Syrian rebels have battled government troops near a landmark 12th century mosque in the northern city of Aleppo, while fierce clashes raged around a police academy west of the city, activists said.
The Observatory said the two sides were shelling each other's positions while the government launched airstrikes in the area.
Videos posted online in recent days shows rebel groups firing homemade rockets and mortars at the academy and blasting it with captured tanks.
The Observatory said the dead in the last two days of fighting in the area included 26 rebel fighters, 40 soldiers and five pro-government fighters.
The police academy, which activists say the government has turned into a military base, has recently emerged as a new front in the battle for Aleppo.
Losing the facility would hinder the regime's ability to shell opposition areas and support its troops inside the city.
The fighting has largely destroyed Aleppo and caused humanitarian conditions for the city's remaining civilians to plummet.
On Tuesday, Human Rights Watch said more than 141 people, including 71 children, had been killed in at least four missile strikes by the Syrian government in and near the city of Aleppo last week.
The New York-based group said the strikes hit residential areas and called them an "escalation of unlawful attacks against Syria's civilian population."
A Human Rights Watch researcher who visited the sites said up to 20 buildings were destroyed in each area hit by a missile. There were no signs of any military targets in the residential districts, located in rebel-held parts of Aleppo and its northern countryside, said Ole Solvang, the researcher.
"The extent of the damage from a single strike, the lack of (military) aircraft in the area at the time, and reports of ballistic missiles being launched from a military base near Damascus overwhelmingly suggest that government forces struck these areas with ballistic missiles," HRW said in its report.
End supply of arms
UNICEF said in a statement that it is "appalled" by the deaths of children, and called on all parties in the conflict to "ensure that civilians, and children especially, are protected, at all times."
UN political chief Jeffrey Feltman condemned the bombings in Aleppo and Damascus and repeated a call "to immediately end the supply of arms to both sides in this brutal conflict."
He pledged that "perpetrators of serious crimes will be held accountable."

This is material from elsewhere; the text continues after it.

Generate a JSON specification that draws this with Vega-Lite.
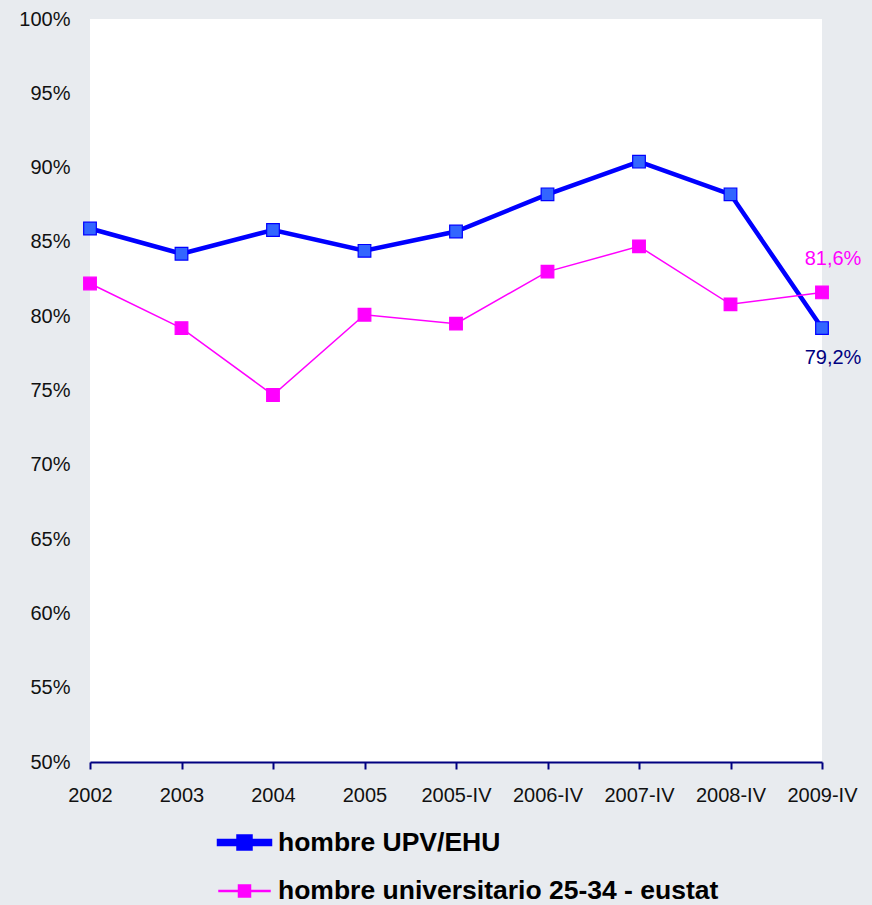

The missile attacks have outraged the leaders of Syria's exiled opposition who have accused their Western backers of indifference to the suffering of civilians caught up in the conflict.
PHOTO CAPTION
A citizen journalism image provided by Aleppo Media Center AMC which has been authenticated based on its contents and other AP reporting, shows people searching the rubble for dead bodies and injured victims at a site were houses were hit by a missile attack by Syrian government forces, in the neighborhood of Ard Al-Hamra, Aleppo, Syria, Tuesday, Feb. 26, 2013.